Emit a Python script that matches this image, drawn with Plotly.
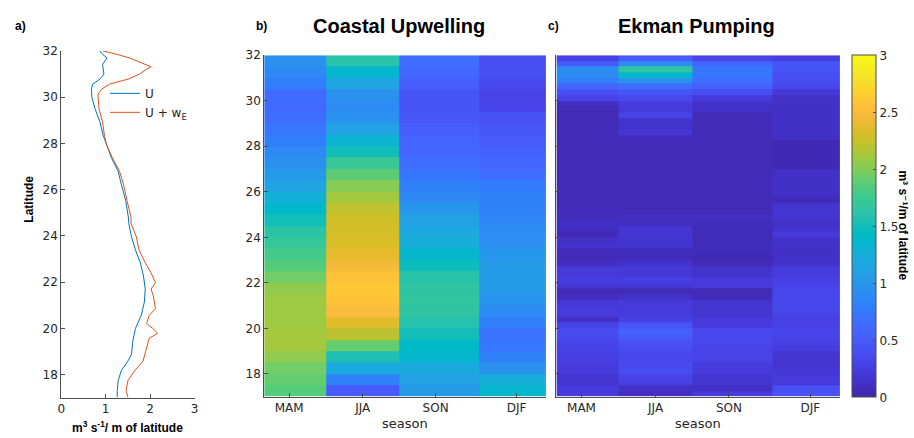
import plotly.graph_objects as go

# ---------------- data ----------------
seasons = ["MAM", "JJA", "SON", "DJF"]

# Panel a: annual mean transports
lat_u = [17.03, 17.31, 17.74, 18.17, 18.59, 18.87, 19.45, 20.00, 20.57, 21.14, 21.70, 22.27,
         22.84, 23.40, 23.97, 24.54, 24.82, 25.53, 26.24, 26.80, 27.38, 27.94, 28.37, 28.94,
         29.50, 30.00, 30.35, 30.57, 30.78, 31.00, 31.20, 31.42, 31.56, 31.70, 31.84, 32.00]
u_vals = [1.26, 1.26, 1.28, 1.35, 1.50, 1.58, 1.61, 1.67, 1.80, 1.87, 1.89, 1.85,
          1.78, 1.67, 1.58, 1.52, 1.51, 1.45, 1.35, 1.28, 1.13, 1.02, 0.94, 0.87,
          0.76, 0.69, 0.68, 0.71, 0.87, 0.96, 0.94, 0.93, 0.98, 1.03, 0.94, 0.87]

lat_uw = [17.03, 17.31, 17.74, 18.17, 18.59, 19.15, 19.58, 19.79, 20.00, 20.21, 20.57, 20.85,
          21.42, 21.70, 21.98, 22.41, 22.84, 23.40, 23.97, 24.54, 24.82, 25.53, 26.24, 26.80,
          27.38, 27.94, 28.37, 28.94, 29.50, 30.00, 30.14, 30.35, 30.57, 30.78, 31.00, 31.20,
          31.32, 31.49, 31.56, 31.70, 31.84, 32.00]
uw_vals = [1.50, 1.46, 1.50, 1.65, 1.84, 1.92, 1.98, 2.17, 2.06, 1.92, 1.98, 2.12,
           2.07, 2.02, 2.12, 2.02, 1.89, 1.75, 1.69, 1.57, 1.57, 1.48, 1.40, 1.31,
           1.15, 1.02, 0.97, 0.93, 0.85, 0.83, 0.83, 0.91, 1.09, 1.50, 1.76, 1.91,
           2.02, 1.80, 1.72, 1.54, 1.28, 0.94]

# Panel b: coastal upwelling by season (0.5 deg rows, south -> north)
lat_cu = [17.25, 17.75, 18.25, 18.75, 19.25, 19.75, 20.25, 20.75, 21.25, 21.75,
          22.25, 22.75, 23.25, 23.75, 24.25, 24.75, 25.25, 25.75, 26.25, 26.75,
          27.25, 27.75, 28.25, 28.75, 29.25, 29.75, 30.25, 30.75, 31.25, 31.75]
cu_mam = [1.85, 1.90, 1.95, 2.05, 2.12, 2.12, 2.10, 2.10, 2.10, 2.05,
          1.95, 1.85, 1.78, 1.70, 1.62, 1.50, 1.38, 1.28, 1.15, 1.05,
          0.95, 0.88, 0.78, 0.72, 0.65, 0.62, 0.63, 0.78, 0.87, 0.95]
cu_jja = [0.50, 0.80, 1.20, 1.55, 1.90, 2.20, 2.35, 2.50, 2.57, 2.60,
          2.55, 2.45, 2.38, 2.32, 2.30, 2.28, 2.22, 2.12, 2.02, 1.88,
          1.72, 1.50, 1.32, 1.12, 0.95, 0.90, 0.95, 1.15, 1.35, 1.60]
cu_son = [1.05, 1.10, 1.20, 1.35, 1.40, 1.50, 1.58, 1.65, 1.67, 1.65,
          1.60, 1.48, 1.35, 1.25, 1.18, 1.10, 1.00, 0.88, 0.80, 0.72,
          0.65, 0.60, 0.57, 0.52, 0.47, 0.45, 0.45, 0.52, 0.60, 0.66]
cu_djf = [1.35, 1.25, 0.95, 0.80, 0.72, 0.70, 0.78, 0.90, 0.98, 1.05,
          1.05, 1.05, 1.00, 0.93, 0.90, 0.85, 0.80, 0.80, 0.75, 0.65,
          0.60, 0.55, 0.50, 0.47, 0.42, 0.32, 0.30, 0.35, 0.40, 0.40]

# Panel c: Ekman pumping by season (0.25 deg rows, south -> north)
lat_ek = [17.125, 17.375, 17.625, 17.875, 18.125, 18.375, 18.625, 18.875, 19.125, 19.375,
          19.625, 19.875, 20.125, 20.375, 20.625, 20.875, 21.125, 21.375, 21.625, 21.875,
          22.125, 22.375, 22.625, 22.875, 23.125, 23.375, 23.625, 23.875, 24.125, 24.375,
          24.625, 24.875, 25.125, 25.375, 25.625, 25.875, 26.125, 26.375, 26.625, 26.875,
          27.125, 27.375, 27.625, 27.875, 28.125, 28.375, 28.625, 28.875, 29.125, 29.375,
          29.625, 29.875, 30.125, 30.375, 30.625, 30.875, 31.125, 31.375, 31.625, 31.875]
ek_mam = [0.22, 0.22, 0.17, 0.17, 0.24, 0.24, 0.27, 0.27, 0.30, 0.32,
          0.36, 0.38, 0.30, 0.12, 0.22, 0.24, 0.20, 0.10, 0.06, 0.20,
          0.26, 0.22, 0.22, 0.10, 0.06, 0.06, 0.16, 0.12, 0.06, 0.10,
          0.12, 0.08, 0.06, 0.06, 0.06, 0.06, 0.06, 0.06, 0.06, 0.06,
          0.06, 0.06, 0.06, 0.06, 0.06, 0.06, 0.06, 0.06, 0.06, 0.06,
          0.06, 0.10, 0.30, 0.40, 0.60, 0.80, 0.90, 0.90, 0.50, 0.28]
ek_jja = [0.10, 0.12, 0.27, 0.30, 0.38, 0.36, 0.34, 0.34, 0.38, 0.42,
          0.50, 0.55, 0.45, 0.28, 0.24, 0.22, 0.22, 0.15, 0.06, 0.20,
          0.26, 0.20, 0.20, 0.15, 0.07, 0.07, 0.16, 0.16, 0.18, 0.18,
          0.10, 0.10, 0.06, 0.06, 0.06, 0.06, 0.06, 0.06, 0.06, 0.06,
          0.06, 0.06, 0.06, 0.06, 0.06, 0.08, 0.18, 0.15, 0.15, 0.30,
          0.22, 0.25, 0.35, 0.45, 0.65, 0.95, 1.35, 1.65, 0.90, 0.50]
ek_son = [0.22, 0.12, 0.17, 0.17, 0.24, 0.24, 0.30, 0.30, 0.30, 0.33,
          0.35, 0.35, 0.22, 0.22, 0.17, 0.17, 0.17, 0.08, 0.06, 0.22,
          0.22, 0.15, 0.15, 0.06, 0.04, 0.07, 0.07, 0.07, 0.07, 0.07,
          0.08, 0.10, 0.06, 0.06, 0.06, 0.06, 0.06, 0.06, 0.06, 0.06,
          0.06, 0.06, 0.06, 0.06, 0.06, 0.06, 0.06, 0.06, 0.06, 0.06,
          0.12, 0.15, 0.22, 0.38, 0.55, 0.65, 0.72, 0.72, 0.60, 0.30]
ek_djf = [0.42, 0.40, 0.22, 0.22, 0.20, 0.17, 0.17, 0.17, 0.25, 0.28,
          0.30, 0.32, 0.30, 0.28, 0.30, 0.34, 0.34, 0.34, 0.32, 0.32,
          0.28, 0.24, 0.24, 0.14, 0.12, 0.12, 0.12, 0.14, 0.22, 0.16,
          0.12, 0.17, 0.17, 0.17, 0.07, 0.12, 0.12, 0.12, 0.12, 0.12,
          0.05, 0.05, 0.05, 0.05, 0.05, 0.12, 0.12, 0.12, 0.12, 0.12,
          0.12, 0.12, 0.13, 0.20, 0.33, 0.40, 0.40, 0.45, 0.45, 0.26]

lat_ticks = [18, 20, 22, 24, 26, 28, 30, 32]
cbar_ticks = [0, 0.5, 1, 1.5, 2, 2.5, 3]

# ---------------- styling ----------------
parula_rgb = [
    (0.2422, 0.1504, 0.6603), (0.2504, 0.1650, 0.7076), (0.2578, 0.1818, 0.7511), (0.2647, 0.1978, 0.7952),
    (0.2706, 0.2147, 0.8364), (0.2751, 0.2342, 0.8710), (0.2783, 0.2559, 0.8991), (0.2803, 0.2782, 0.9221),
    (0.2813, 0.3006, 0.9414), (0.2810, 0.3228, 0.9579), (0.2795, 0.3447, 0.9717), (0.2760, 0.3667, 0.9829),
    (0.2699, 0.3892, 0.9906), (0.2602, 0.4123, 0.9952), (0.2440, 0.4358, 0.9988), (0.2206, 0.4603, 0.9973),
    (0.1963, 0.4847, 0.9892), (0.1834, 0.5074, 0.9798), (0.1786, 0.5289, 0.9682), (0.1764, 0.5499, 0.9520),
    (0.1687, 0.5703, 0.9359), (0.1540, 0.5902, 0.9218), (0.1460, 0.6091, 0.9079), (0.1380, 0.6276, 0.8973),
    (0.1248, 0.6459, 0.8883), (0.1113, 0.6635, 0.8763), (0.0952, 0.6798, 0.8598), (0.0689, 0.6948, 0.8394),
    (0.0297, 0.7082, 0.8163), (0.0036, 0.7203, 0.7917), (0.0067, 0.7312, 0.7660), (0.0433, 0.7411, 0.7394),
    (0.0964, 0.7500, 0.7120), (0.1408, 0.7584, 0.6842), (0.1717, 0.7670, 0.6554), (0.1938, 0.7758, 0.6251),
    (0.2161, 0.7843, 0.5923), (0.2470, 0.7918, 0.5567), (0.2906, 0.7973, 0.5188), (0.3406, 0.8008, 0.4789),
    (0.3909, 0.8029, 0.4354), (0.4456, 0.8024, 0.3909), (0.5044, 0.7993, 0.3480), (0.5616, 0.7942, 0.3045),
    (0.6174, 0.7876, 0.2612), (0.6720, 0.7793, 0.2227), (0.7242, 0.7698, 0.1910), (0.7738, 0.7598, 0.1646),
    (0.8203, 0.7498, 0.1535), (0.8634, 0.7406, 0.1596), (0.9035, 0.7330, 0.1774), (0.9393, 0.7288, 0.2100),
    (0.9728, 0.7298, 0.2394), (0.9956, 0.7434, 0.2371), (0.9970, 0.7659, 0.2199), (0.9952, 0.7893, 0.2028),
    (0.9892, 0.8136, 0.1885), (0.9786, 0.8386, 0.1766), (0.9676, 0.8639, 0.1643), (0.9610, 0.8890, 0.1537),
    (0.9597, 0.9135, 0.1423), (0.9628, 0.9373, 0.1265), (0.9691, 0.9606, 0.1064), (0.9769, 0.9839, 0.0805)]
n = len(parula_rgb)
parula = [[i / (n - 1), "rgb(%d,%d,%d)" % (round(r * 255), round(g * 255), round(b * 255))]
          for i, (r, g, b) in enumerate(parula_rgb)]

W, H = 914, 438
def fx(px):
    return px / W
def fy(py):
    return 1 - py / H

col_edges = [0.0, 0.2200, 0.4805, 0.7632, 1.0]
col_ticks = [0.0885, 0.3498, 0.6085, 0.8960]

FONT = "DejaVu Sans, Liberation Sans, Arial, sans-serif"
TITLEFONT = "Liberation Sans, Arial, sans-serif"
AX = "#4d4d4d"
TXT = "#262626"

z_cu = [[m, j, s, d] for m, j, s, d in zip(cu_mam, cu_jja, cu_son, cu_djf)]
z_ek = [[m, j, s, d] for m, j, s, d in zip(ek_mam, ek_jja, ek_son, ek_djf)]

fig = go.Figure()
fig.add_trace(go.Scatter(x=u_vals, y=lat_u, mode="lines", name="U",
                         line=dict(color="#0072BD", width=1), xaxis="x", yaxis="y"))
fig.add_trace(go.Scatter(x=uw_vals, y=lat_uw, mode="lines", name="U + w<sub>E</sub>",
                         line=dict(color="#D95319", width=1), xaxis="x", yaxis="y"))
fig.add_trace(go.Heatmap(x=col_edges, y=lat_cu, z=z_cu, coloraxis="coloraxis",
                         xaxis="x2", yaxis="y2", showlegend=False))
fig.add_trace(go.Heatmap(x=col_edges, y=lat_ek, z=z_ek, coloraxis="coloraxis",
                         xaxis="x3", yaxis="y3", showlegend=False))

axis_common = dict(showgrid=False, zeroline=False, showline=True, linecolor=AX, linewidth=1,
                   ticks="inside", ticklen=4, tickcolor=AX,
                   tickfont=dict(family=FONT, size=12, color=TXT))

ya_b_top, ya_b_bot = 49, 396
fig.update_layout(
    width=W, height=H,
    margin=dict(l=0, r=0, t=0, b=0),
    paper_bgcolor="white", plot_bgcolor="white",
    showlegend=True,
    legend=dict(x=fx(102), y=fy(73), xanchor="left", yanchor="top",
                bgcolor="rgba(0,0,0,0)", font=dict(family=FONT, size=12, color=TXT),
                itemwidth=30, tracegroupgap=0),
    xaxis=dict(domain=[fx(57.7), fx(192.3)], range=[0, 3], tickvals=[0, 1, 2, 3],
               anchor="y", **axis_common),
    yaxis=dict(domain=[fy(397.2), fy(44.7)], range=[17, 32], tickvals=lat_ticks,
               anchor="x", **axis_common),
    xaxis2=dict(domain=[fx(262.5), fx(546.7)], range=[0, 1], tickvals=col_ticks,
                ticktext=seasons, anchor="y2", **axis_common),
    yaxis2=dict(domain=[fy(ya_b_bot), fy(ya_b_top)], range=[17, 32], tickvals=lat_ticks,
                anchor="x2", **axis_common),
    xaxis3=dict(domain=[fx(557.3), fx(843.3)], range=[0, 1], tickvals=col_ticks,
                ticktext=seasons, anchor="y3", **axis_common),
    yaxis3=dict(domain=[fy(ya_b_bot), fy(ya_b_top)], range=[17, 32], tickvals=lat_ticks,
                showticklabels=False, anchor="x3", **axis_common),
    coloraxis=dict(colorscale=parula, cmin=0, cmax=3,
                   colorbar=dict(x=fx(855), xanchor="left", thickness=24, thicknessmode="pixels",
                                 len=(397 - 49) / H, lenmode="fraction",
                                 y=fy((397 + 49) / 2), yanchor="middle",
                                 tickvals=cbar_ticks, ticktext=["0", "0.5", "1", "1.5", "2", "2.5", "3"],
                                 ticks="inside", ticklen=3, tickcolor=AX,
                                 outlinewidth=1, outlinecolor=AX,
                                 tickfont=dict(family=FONT, size=12, color=TXT),
                                 xpad=0, ypad=0)),
)

ann = []
def add_text(text, px, py, size=12, bold=False, angle=0, family=FONT, xanchor="center"):
    ann.append(dict(text=("<b>%s</b>" % text) if bold else text, x=fx(px), y=fy(py),
                    xref="paper", yref="paper", showarrow=False, textangle=angle,
                    xanchor=xanchor, yanchor="middle", borderpad=0,
                    font=dict(family=family, size=size, color="black" if bold else TXT)))

add_text("a)", 17, 19, size=12, bold=True, family=TITLEFONT)
add_text("b)", 260, 19, size=12, bold=True, family=TITLEFONT)
add_text("c)", 554, 19, size=12, bold=True, family=TITLEFONT)
add_text("Coastal Upwelling", 398, 19, size=20, bold=True, family=TITLEFONT)
add_text("Ekman Pumping", 699, 19, size=20, bold=True, family=TITLEFONT)
add_text("Latitude", 25, 195, size=12, bold=True, angle=-90, family=TITLEFONT)
add_text("m<sup>3</sup> s<sup>-1</sup>/ m of latitude", 125, 427, size=12, bold=True, family=TITLEFONT)
add_text("season", 405, 423, size=13)
add_text("season", 700, 423, size=13)
add_text("m\u00b3 s\u207b\u00b9/m of latitude", 906, 222, size=12, bold=True, angle=90,
         family="Liberation Sans, DejaVu Sans, sans-serif")
fig.update_layout(annotations=ann)

fig.write_html("out.html")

§ **PROBLEM REQUIREMENTS**
Repeat the listing above from its first line through the line that contains "1.03, 0.94, 0.87]", both included, and nothing more. Drop the pictures.

§ **TASK RESPONSE**
Emit a Python script that matches this image, drawn with Plotly.
import plotly.graph_objects as go

# ---------------- data ----------------
seasons = ["MAM", "JJA", "SON", "DJF"]

# Panel a: annual mean transports
lat_u = [17.03, 17.31, 17.74, 18.17, 18.59, 18.87, 19.45, 20.00, 20.57, 21.14, 21.70, 22.27,
         22.84, 23.40, 23.97, 24.54, 24.82, 25.53, 26.24, 26.80, 27.38, 27.94, 28.37, 28.94,
         29.50, 30.00, 30.35, 30.57, 30.78, 31.00, 31.20, 31.42, 31.56, 31.70, 31.84, 32.00]
u_vals = [1.26, 1.26, 1.28, 1.35, 1.50, 1.58, 1.61, 1.67, 1.80, 1.87, 1.89, 1.85,
          1.78, 1.67, 1.58, 1.52, 1.51, 1.45, 1.35, 1.28, 1.13, 1.02, 0.94, 0.87,
          0.76, 0.69, 0.68, 0.71, 0.87, 0.96, 0.94, 0.93, 0.98, 1.03, 0.94, 0.87]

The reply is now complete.